The way Goldman Sachs accounts for stock awards to employees wiped out about a billion in book value last quarter. Ironically, this loss came because Goldman was delivering stock to employees that was substantially cheaper than when it was originally awarded.
The fact that delivering less costly stock can drain book value is an example of how complicated book keeping at investment banks can be. Often what looks like a bad thing for a bank, turns out to be a boost to the books. While what looks like a good thing can sometimes be a sap book value.
One more familiar example of this is the way banks can actually reduce their liabilities when their bond investors lose confidence in the bank. The banks account for the cost of their loans based on how much they would have to spend to buy back the loans on the market, so when investors lose confidence and send bond prices lower, the banks write-down the cost of their own debt. So a loss of confidence adds to the bottom line by reducing the liabilities.

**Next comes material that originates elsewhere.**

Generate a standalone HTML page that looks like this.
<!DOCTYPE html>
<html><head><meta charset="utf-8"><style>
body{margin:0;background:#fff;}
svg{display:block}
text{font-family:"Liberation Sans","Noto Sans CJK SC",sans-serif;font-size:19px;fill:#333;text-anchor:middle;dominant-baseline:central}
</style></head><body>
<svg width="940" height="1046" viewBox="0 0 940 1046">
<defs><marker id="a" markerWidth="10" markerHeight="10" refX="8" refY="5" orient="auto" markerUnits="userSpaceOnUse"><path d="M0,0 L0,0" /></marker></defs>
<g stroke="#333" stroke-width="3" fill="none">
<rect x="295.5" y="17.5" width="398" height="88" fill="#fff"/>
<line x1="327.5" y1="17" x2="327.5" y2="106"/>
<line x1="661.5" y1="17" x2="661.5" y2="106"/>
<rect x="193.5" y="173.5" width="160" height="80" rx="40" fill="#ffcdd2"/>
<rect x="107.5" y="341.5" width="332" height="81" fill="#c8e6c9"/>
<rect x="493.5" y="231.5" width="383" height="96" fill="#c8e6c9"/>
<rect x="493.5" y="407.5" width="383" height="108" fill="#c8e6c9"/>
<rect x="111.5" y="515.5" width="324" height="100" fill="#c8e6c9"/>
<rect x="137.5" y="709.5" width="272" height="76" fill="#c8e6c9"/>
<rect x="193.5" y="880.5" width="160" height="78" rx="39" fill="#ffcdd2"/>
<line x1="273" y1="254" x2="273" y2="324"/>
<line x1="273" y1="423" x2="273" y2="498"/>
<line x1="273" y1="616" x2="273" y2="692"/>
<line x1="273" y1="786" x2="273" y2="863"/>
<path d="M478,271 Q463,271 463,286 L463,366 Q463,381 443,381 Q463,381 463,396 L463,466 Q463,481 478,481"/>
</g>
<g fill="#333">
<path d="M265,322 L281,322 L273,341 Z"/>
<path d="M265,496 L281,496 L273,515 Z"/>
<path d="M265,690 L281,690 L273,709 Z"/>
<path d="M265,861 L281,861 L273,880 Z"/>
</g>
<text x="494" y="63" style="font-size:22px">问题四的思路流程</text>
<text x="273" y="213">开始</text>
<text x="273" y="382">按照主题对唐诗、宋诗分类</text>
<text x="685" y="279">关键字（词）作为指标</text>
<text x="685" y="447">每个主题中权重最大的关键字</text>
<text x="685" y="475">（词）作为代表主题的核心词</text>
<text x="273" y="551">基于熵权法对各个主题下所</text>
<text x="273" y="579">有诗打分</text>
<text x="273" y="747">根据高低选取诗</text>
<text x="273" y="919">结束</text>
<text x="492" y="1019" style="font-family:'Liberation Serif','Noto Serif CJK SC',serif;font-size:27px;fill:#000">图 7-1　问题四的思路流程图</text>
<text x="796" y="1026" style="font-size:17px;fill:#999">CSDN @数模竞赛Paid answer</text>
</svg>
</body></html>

In the first quarter of this year, Goldman lost book value because of the way it accounts for the tax deduction it gets for awarding stocks to employees. It accounts for the cost of those awards and the tax write off at the time it makes the awards. When the stock price declined, those awards were less costly because they were made with cheaper stocks. This, in turn, reduces the value of the tax write-off. In the last quarter, the decline in Goldman’s share reduced the value of the tax write-off for the stock awards by about $1 billion.